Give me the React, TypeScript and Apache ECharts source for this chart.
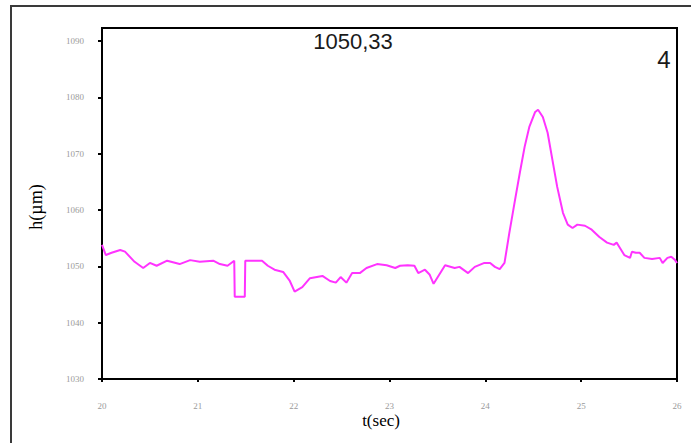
import React, { useEffect, useRef } from "react";
import * as echarts from "echarts";

const timeSec: number[] = [
  20.0, 20.04, 20.1, 20.19, 20.24, 20.34, 20.43, 20.5, 20.57, 20.68, 20.81, 20.92,
  21.02, 21.16, 21.23, 21.31, 21.38, 21.385, 21.49, 21.495, 21.52, 21.67, 21.73, 21.8,
  21.89, 21.96, 22.01, 22.09, 22.17, 22.3, 22.38, 22.44, 22.49, 22.55, 22.61, 22.69,
  22.76, 22.87, 22.97, 23.06, 23.11, 23.19, 23.26, 23.3, 23.37, 23.42, 23.46, 23.58,
  23.68, 23.73, 23.82, 23.89, 23.99, 24.05, 24.1, 24.15, 24.2, 24.25, 24.31, 24.36,
  24.41, 24.46, 24.52, 24.55, 24.6, 24.65, 24.7, 24.75, 24.81, 24.86, 24.91, 24.96,
  25.04, 25.11, 25.19, 25.27, 25.34, 25.37, 25.4, 25.45, 25.51, 25.53, 25.57, 25.61,
  25.66, 25.74, 25.82, 25.85, 25.9, 25.94, 25.98, 26.0,
];

const heightUm: number[] = [
  1053.8, 1052.0, 1052.4, 1052.9, 1052.6, 1050.8, 1049.7, 1050.6, 1050.1, 1051.0, 1050.4, 1051.1,
  1050.8, 1051.0, 1050.4, 1050.1, 1051.0, 1044.6, 1044.6, 1051.0, 1051.0, 1051.0, 1050.1, 1049.4,
  1049.0, 1047.4, 1045.5, 1046.3, 1047.9, 1048.3, 1047.4, 1047.1, 1048.1, 1047.1, 1048.8, 1048.8,
  1049.7, 1050.4, 1050.2, 1049.7, 1050.1, 1050.2, 1050.1, 1048.8, 1049.4, 1048.5, 1046.9, 1050.2,
  1049.7, 1049.9, 1048.8, 1049.9, 1050.6, 1050.6, 1049.9, 1049.5, 1050.6, 1055.9, 1061.8, 1066.6,
  1071.2, 1074.8, 1077.4, 1077.8, 1076.5, 1073.7, 1068.9, 1064.1, 1059.5, 1057.4, 1056.8, 1057.4,
  1057.2, 1056.5, 1055.2, 1054.2, 1053.8, 1054.2, 1053.4, 1052.0, 1051.5, 1052.6, 1052.4, 1052.4,
  1051.5, 1051.3, 1051.5, 1050.6, 1051.5, 1051.7, 1051.1, 1050.6,
];

const yTickValues: number[] = [1030, 1040, 1050, 1060, 1070, 1080, 1090];
const titleText = "1050,33";
const panelLabel = "4";
const xAxisTitle = "t(sec)";
const yAxisTitle = "h(µm)";

export default function App() {
  const ref = useRef<HTMLDivElement>(null);
  useEffect(() => {
    if (!ref.current) return;
    const chart = echarts.init(ref.current, undefined, { renderer: "svg" });
    const data = timeSec.map((t, i) => [t, heightUm[i]]);
    chart.setOption({
      animation: false,
      backgroundColor: "#ffffff",
      grid: {
        left: 102,
        top: 28,
        right: 14,
        bottom: 64,
        show: true,
        borderColor: "#000",
        borderWidth: 2,
        backgroundColor: "transparent",
      },
      xAxis: {
        type: "value",
        min: 20,
        max: 26,
        interval: 1,
        axisLine: { show: true, lineStyle: { color: "#000", width: 2 } },
        axisTick: { show: true, length: 3, lineStyle: { color: "#000", width: 2 } },
        splitLine: { show: false },
        axisLabel: {
          margin: 22,
          color: "#9a9a9a",
          fontSize: 9,
          fontFamily: "Liberation Serif",
          formatter: (v: number) => String(v),
        },
      },
      yAxis: {
        type: "value",
        min: 1030,
        max: 1092.3,
        axisLine: { show: true, lineStyle: { color: "#000", width: 2 } },
        axisTick: {
          show: true,
          length: 4,
          customValues: yTickValues,
          lineStyle: { color: "#000", width: 2 },
        },
        splitLine: { show: false },
        axisLabel: {
          customValues: yTickValues,
          margin: 18,
          color: "#9a9a9a",
          fontSize: 9,
          fontFamily: "Liberation Serif",
          formatter: (v: number) => String(v),
        },
      },
      series: [
        {
          type: "line",
          data,
          showSymbol: false,
          symbol: "none",
          lineStyle: { color: "#ff33ff", width: 2 },
          clip: false,
        },
      ],
      graphic: [
        {
          type: "rect",
          shape: { x: 11, y: 6, width: 720, height: 480 },
          style: { fill: "none", stroke: "#3a3a3a", lineWidth: 2 },
          silent: true,
          z: -1,
        },
        {
          type: "text",
          x: 353,
          y: 41,
          style: {
            text: titleText,
            fill: "#1a1a1a",
            font: "22px 'Liberation Sans', Arial, sans-serif",
            textAlign: "center",
            textVerticalAlign: "middle",
          },
        },
        {
          type: "text",
          x: 664,
          y: 59,
          style: {
            text: panelLabel,
            fill: "#1a1a1a",
            font: "24px 'Liberation Sans', Arial, sans-serif",
            textAlign: "center",
            textVerticalAlign: "middle",
          },
        },
        {
          type: "text",
          x: 381,
          y: 420,
          style: {
            text: xAxisTitle,
            fill: "#000",
            font: "17px 'Liberation Serif', serif",
            textAlign: "center",
            textVerticalAlign: "middle",
          },
        },
        {
          type: "text",
          x: 36,
          y: 207,
          rotation: Math.PI / 2,
          style: {
            text: yAxisTitle,
            fill: "#000",
            font: "18px 'Liberation Serif', serif",
            textAlign: "center",
            textVerticalAlign: "middle",
          },
        },
      ],
    });
    return () => chart.dispose();
  }, []);
  return (
    <div
      ref={ref}
      style={{ position: "fixed", left: 0, top: 0, width: 691, height: 443 }}
    />
  );
}
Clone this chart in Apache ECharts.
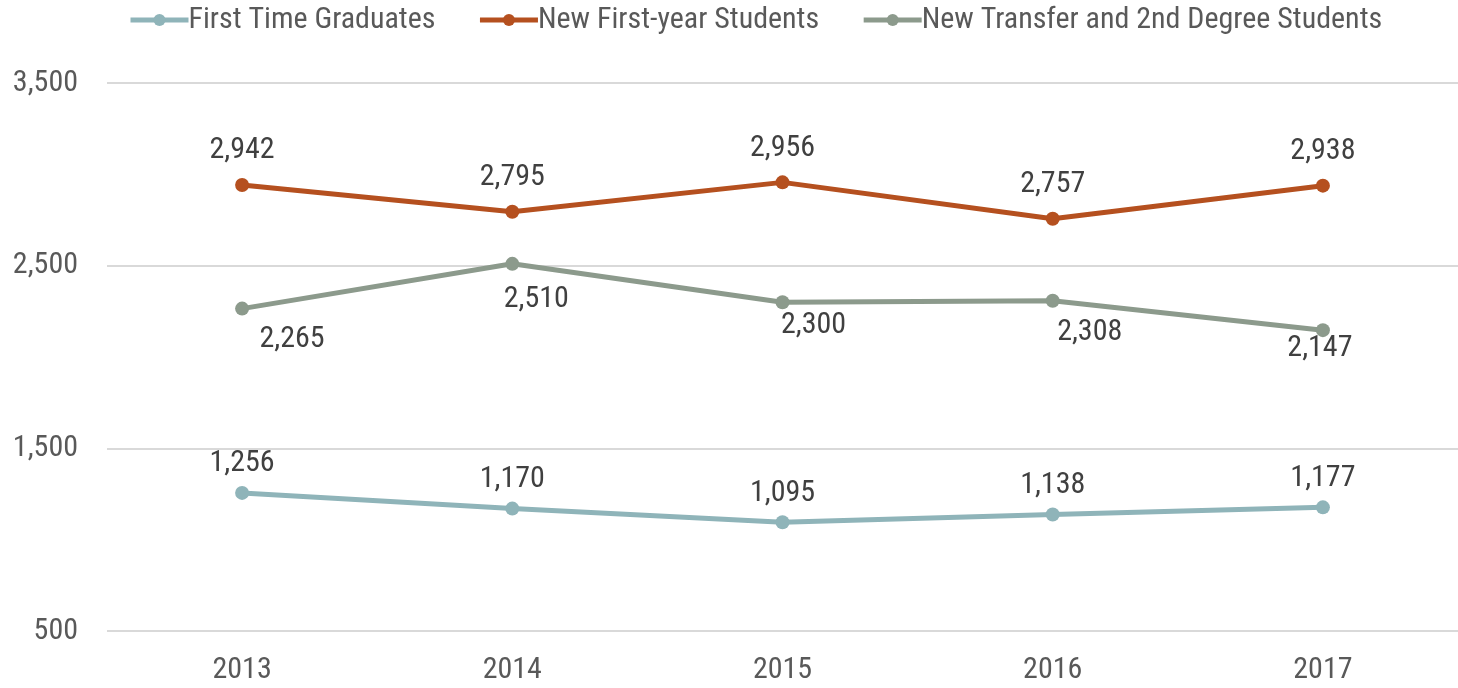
<!DOCTYPE html>
<html><head><meta charset="utf-8">
<script src="https://cdn.jsdelivr.net/npm/echarts@6/dist/echarts.min.js"></script>
<style>html,body{margin:0;padding:0;background:#fff}#c{width:1458px;height:688px}</style>
</head><body><div id="c"></div>
<script>
const categories = ['2013','2014','2015','2016','2017'];
const graduates = [1256, 1170, 1095, 1138, 1177];
const firstYear = [2942, 2795, 2956, 2757, 2938];
const transfer = [2265, 2510, 2300, 2308, 2147];
const yTicks = [500, 1500, 2500, 3500];

// label offsets (styling only)
const transferLabelOffsets = [[50, 4], [24, 9], [31, -4], [37, 5], [-3, -9]];
const fontFam = '"Roboto Condensed", "Liberation Sans Narrow", Roboto, sans-serif';

const chart = echarts.init(document.getElementById('c'));
const fmt = v => v.toLocaleString('en-US');
function mk(name, data, color, pos, dist, offsets) {
  return {
    name, type: 'line', data: data.map((v, i) => ({
      value: v,
      label: offsets ? { offset: offsets[i] } : undefined
    })),
    symbol: 'circle', symbolSize: 14,
    lineStyle: { width: 5, color }, itemStyle: { color },
    label: { show: true, position: pos, distance: dist, color: '#404040', fontSize: 30, fontFamily: fontFam,
      formatter: p => fmt(p.value) },
    animation: false
  };
}
chart.setOption({
  animation: false,
  legend: {
    top: 0, left: 123, itemWidth: 58, itemHeight: 15, itemGap: 42,
    lineStyle: { width: 5 },
    textStyle: { color: '#595959', fontSize: 30, fontFamily: fontFam, padding: [0, 0, 0, -5] },
    data: ['First Time Graduates', 'New First-year Students', 'New Transfer and 2nd Degree Students']
  },
  grid: { left: 107, right: 0, top: 83, bottom: 57 },
  xAxis: {
    type: 'category', data: categories, boundaryGap: true,
    axisLine: { show: false }, axisTick: { show: false },
    axisLabel: { color: '#595959', fontSize: 30, fontFamily: fontFam, margin: 24 }
  },
  yAxis: {
    type: 'value', min: yTicks[0], max: yTicks[yTicks.length - 1], interval: 1000,
    axisLine: { show: false }, axisTick: { show: false },
    splitLine: { lineStyle: { color: '#d9d9d9', width: 2 } },
    axisLabel: { color: '#595959', fontSize: 30, fontFamily: fontFam, margin: 29, formatter: v => fmt(v) }
  },
  series: [
    mk('First Time Graduates', graduates, '#8fb4b9', 'top', 7),
    mk('New First-year Students', firstYear, '#b5501f', 'top', 12),
    mk('New Transfer and 2nd Degree Students', transfer, '#8c9a8c', 'bottom', 5, transferLabelOffsets)
  ]
});
</script></body></html>
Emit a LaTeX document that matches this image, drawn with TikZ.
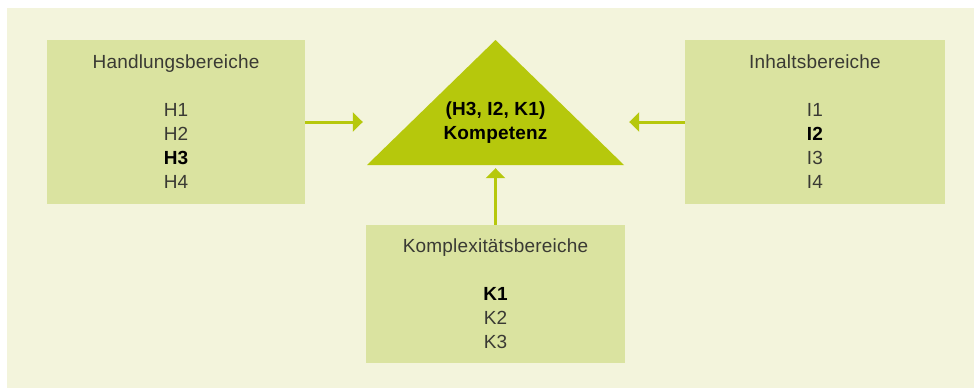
\documentclass[tikz,border=0pt]{standalone}
\usepackage{fontspec}
\setmainfont{Liberation Sans}
\usepackage{xcolor}
\usetikzlibrary{arrows.meta,backgrounds}

\definecolor{bgcream}{RGB}{243,244,220}
\definecolor{boxgreen}{RGB}{218,227,160}
\definecolor{kompgreen}{RGB}{182,200,12}
\definecolor{txtgray}{RGB}{58,58,52}

\newcommand\bereichfont{\fontsize{19}{24}\selectfont\addfontfeatures{LetterSpace=1}}
\newcommand\aktiv[1]{{\color{black}\bfseries #1}}

\tikzset{
  bereich/.style={rectangle, fill=boxgreen, inner sep=0pt,
                  minimum width=258pt, minimum height=164pt,
                  align=center, font=\bereichfont, text=txtgray},
  kompetenz/.style={rectangle, inner sep=0pt,
                    minimum width=257pt, minimum height=125pt,
                    path picture={\fill[kompgreen]
                      (path picture bounding box.south west) --
                      (path picture bounding box.north) --
                      (path picture bounding box.south east) -- cycle;}},
  pfeil/.style={-{Triangle[length=10pt,width=19pt]}, line width=3pt, kompgreen},
}

\begin{document}
\begin{tikzpicture}[x=1pt, y=-1pt,
  komptext/.style={align=center, font=\bereichfont\bfseries, text=black},
]

%% Frame and background
\useasboundingbox (0,0) rectangle (974,388);
\fill[bgcream] (7,8) rectangle (974,388);

%% Column positions
\def\xH{176}    % Handlungsbereiche
\def\xK{495.5}  % Kompetenz / Komplexitaet
\def\xI{815}    % Inhaltsbereiche

%% Boxes
\node[bereich] (hb) at (\xH,122)
  {Handlungsbereiche\\[24pt]H1\\H2\\\aktiv{H3}\\H4};
\node[bereich, minimum width=260pt] (ib) at (\xI,122)
  {Inhaltsbereiche\\[24pt]I1\\\aktiv{I2}\\I3\\I4};
\node[bereich, minimum width=259pt, minimum height=138pt] (kb) at (\xK,294)
  {Komplexitätsbereiche\\[24pt]\aktiv{K1}\\K2\\K3};

%% Triangle
\node[kompetenz] (komp) at (\xK,102.5) {};
\node[komptext] (komp-text) at (\xK,123) {(H3, I2, K1)\\Kompetenz};

%% Arrows
\draw[pfeil, shorten >=4pt] (hb) -- (komp.west |- hb);
\draw[pfeil, shorten >=5pt] (ib) -- (komp.east |- ib);
\draw[pfeil, shorten >=3pt] (kb) -- (komp.south);

\end{tikzpicture}
\end{document}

__What is being asked__. Return the material line for line, from its beginning to the line that contains "import * as", with the pictures left out.

__Full output__.
Give me the React, TypeScript and Apache ECharts source for this chart.
import React, { useEffect, useRef } from "react";
import * as echarts from "echarts";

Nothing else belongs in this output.